First, a theoretical and experimental investigation on both electrostatically and mechanically coupled resonator is presented. Static and dynamic analysis of weakly electrostatically coupled silicon microbeams, and strongly mechanically coupled polyimide microbeams is presented. The static analysis focuses on revealing pull-in characteristics, while the dynamic analysis focuses on the frequency response of the system and its exploitation for potential applications in filtering and amplification. Next, the phenomenon of mode localization is explored theoretically and experimentally on both electrostatically and mechanically weakly coupled resonators. Eigenvalue analysis and dynamic response of the coupled system under different external perturbations is investigated. It is observed, that the exploitation of mode localization depends on the fact that which resonator of the coupled system is under direct excitation, which resonator’s stiffness is perturbed, and which resonator is used to record the output results. These understandings will potentially help improve the performance of MEMS mode-localized sensors.
Finally, three techniques to realize cascadable MEMS logic devices are presented. MEMS logic device vibrates at two steady states; a high on-resonance state (1) and a low off-resonance state (0). First, a MEMS logic device capable of performing the AND/NAND logic gate and a tri-state logic gate using mixed-frequency excitation is presented that works on the concept of activation (1) and deactivation (0) of combination resonances due to the mixing of two or more input signals.
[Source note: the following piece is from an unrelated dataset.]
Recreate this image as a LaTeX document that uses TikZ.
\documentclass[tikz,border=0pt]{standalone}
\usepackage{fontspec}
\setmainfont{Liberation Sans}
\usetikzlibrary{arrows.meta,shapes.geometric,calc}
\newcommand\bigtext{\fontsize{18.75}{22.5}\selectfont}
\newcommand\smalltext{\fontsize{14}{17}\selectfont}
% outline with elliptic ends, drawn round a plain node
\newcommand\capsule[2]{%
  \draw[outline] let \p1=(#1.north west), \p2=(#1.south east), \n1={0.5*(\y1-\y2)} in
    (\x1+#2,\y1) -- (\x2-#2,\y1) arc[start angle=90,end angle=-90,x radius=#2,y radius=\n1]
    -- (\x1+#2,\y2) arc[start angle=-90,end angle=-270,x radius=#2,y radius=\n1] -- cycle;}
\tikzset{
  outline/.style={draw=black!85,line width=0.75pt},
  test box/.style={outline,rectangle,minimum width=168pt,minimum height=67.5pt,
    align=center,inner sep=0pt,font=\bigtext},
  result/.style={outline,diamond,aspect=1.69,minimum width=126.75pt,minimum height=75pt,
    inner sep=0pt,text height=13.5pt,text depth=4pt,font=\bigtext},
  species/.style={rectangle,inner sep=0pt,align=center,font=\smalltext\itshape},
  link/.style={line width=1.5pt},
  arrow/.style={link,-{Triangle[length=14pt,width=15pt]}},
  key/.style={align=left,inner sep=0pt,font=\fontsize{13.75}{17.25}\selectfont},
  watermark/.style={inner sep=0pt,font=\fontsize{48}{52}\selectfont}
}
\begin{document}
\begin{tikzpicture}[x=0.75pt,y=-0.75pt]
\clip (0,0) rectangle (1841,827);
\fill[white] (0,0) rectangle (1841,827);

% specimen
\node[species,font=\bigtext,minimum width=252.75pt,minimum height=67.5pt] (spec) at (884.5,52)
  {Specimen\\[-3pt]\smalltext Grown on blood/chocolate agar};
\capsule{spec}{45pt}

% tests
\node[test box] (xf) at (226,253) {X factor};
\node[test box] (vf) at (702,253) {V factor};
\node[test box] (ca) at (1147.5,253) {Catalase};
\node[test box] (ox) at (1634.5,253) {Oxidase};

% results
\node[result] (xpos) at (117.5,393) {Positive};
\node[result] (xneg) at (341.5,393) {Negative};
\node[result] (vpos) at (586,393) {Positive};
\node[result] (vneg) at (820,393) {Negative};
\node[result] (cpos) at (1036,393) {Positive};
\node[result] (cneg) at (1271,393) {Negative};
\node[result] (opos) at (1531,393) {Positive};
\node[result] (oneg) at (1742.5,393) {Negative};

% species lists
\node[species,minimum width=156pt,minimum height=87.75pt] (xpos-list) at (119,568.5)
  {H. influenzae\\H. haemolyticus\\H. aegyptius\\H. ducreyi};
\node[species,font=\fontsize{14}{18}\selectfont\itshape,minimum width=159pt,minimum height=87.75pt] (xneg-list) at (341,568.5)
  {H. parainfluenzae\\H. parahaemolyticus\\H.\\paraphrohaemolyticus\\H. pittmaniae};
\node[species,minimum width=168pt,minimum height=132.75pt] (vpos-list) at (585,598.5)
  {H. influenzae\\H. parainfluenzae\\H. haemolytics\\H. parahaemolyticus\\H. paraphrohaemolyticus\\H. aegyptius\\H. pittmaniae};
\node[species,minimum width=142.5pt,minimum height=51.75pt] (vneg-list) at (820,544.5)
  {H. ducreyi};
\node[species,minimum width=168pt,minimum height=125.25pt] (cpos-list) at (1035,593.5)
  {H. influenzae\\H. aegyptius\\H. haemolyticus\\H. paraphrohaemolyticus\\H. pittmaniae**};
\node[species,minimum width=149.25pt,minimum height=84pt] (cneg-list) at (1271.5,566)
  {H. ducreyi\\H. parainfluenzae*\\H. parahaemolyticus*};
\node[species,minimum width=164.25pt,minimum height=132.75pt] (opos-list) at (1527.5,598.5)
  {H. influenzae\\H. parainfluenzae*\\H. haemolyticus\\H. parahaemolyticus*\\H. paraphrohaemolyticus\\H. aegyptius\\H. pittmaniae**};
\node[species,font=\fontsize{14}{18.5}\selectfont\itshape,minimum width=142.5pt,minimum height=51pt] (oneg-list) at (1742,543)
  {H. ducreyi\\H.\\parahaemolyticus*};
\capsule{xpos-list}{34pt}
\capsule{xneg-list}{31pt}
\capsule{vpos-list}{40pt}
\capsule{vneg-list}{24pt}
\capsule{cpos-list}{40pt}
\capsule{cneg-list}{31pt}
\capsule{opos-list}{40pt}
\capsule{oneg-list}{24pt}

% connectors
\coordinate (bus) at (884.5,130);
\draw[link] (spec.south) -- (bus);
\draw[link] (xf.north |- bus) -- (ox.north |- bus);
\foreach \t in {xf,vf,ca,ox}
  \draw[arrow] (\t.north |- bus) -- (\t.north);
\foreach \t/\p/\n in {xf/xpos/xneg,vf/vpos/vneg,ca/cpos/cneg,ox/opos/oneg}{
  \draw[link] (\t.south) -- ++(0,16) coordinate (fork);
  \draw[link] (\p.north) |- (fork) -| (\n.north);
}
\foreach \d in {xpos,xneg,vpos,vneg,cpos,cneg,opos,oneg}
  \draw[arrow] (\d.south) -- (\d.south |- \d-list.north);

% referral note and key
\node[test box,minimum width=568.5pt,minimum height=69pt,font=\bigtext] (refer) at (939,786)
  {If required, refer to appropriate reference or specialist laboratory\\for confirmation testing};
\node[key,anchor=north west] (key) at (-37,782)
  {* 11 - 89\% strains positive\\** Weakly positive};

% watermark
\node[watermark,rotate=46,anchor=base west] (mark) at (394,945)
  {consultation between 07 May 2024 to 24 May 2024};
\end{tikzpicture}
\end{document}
Second, exploitation of subharmonic resonance under an AC only excitation to perform AND logic operation is presented. Finally, another MEMS logic device working on the principle of activation (1) and deactivation (0) of second resonant mode of a clamped-clamped microbeam is presented. This device is capable of performing OR, XOR and NOT gate. Experimental demonstration of the cascadability is shown for this case cascading and OR and NOT gate to perform a universal NOR logic gate.
Saad Ilyas received a B.S. degree in Mechanical Engineering from Ghulam Ishaq Khan Institute of Engineering Sciences and Technology, Pakistan in 2012. He is currently enrolled as a Ph.D. student in Mechanical Engineering in King Abdullah University of Science and Technology (KAUST). His research interests include linear and nonlinear dynamics of MEMS devices with applications in mechanical computing, sensors, and actuators. He is an author of 25 journal publications and 2 patents.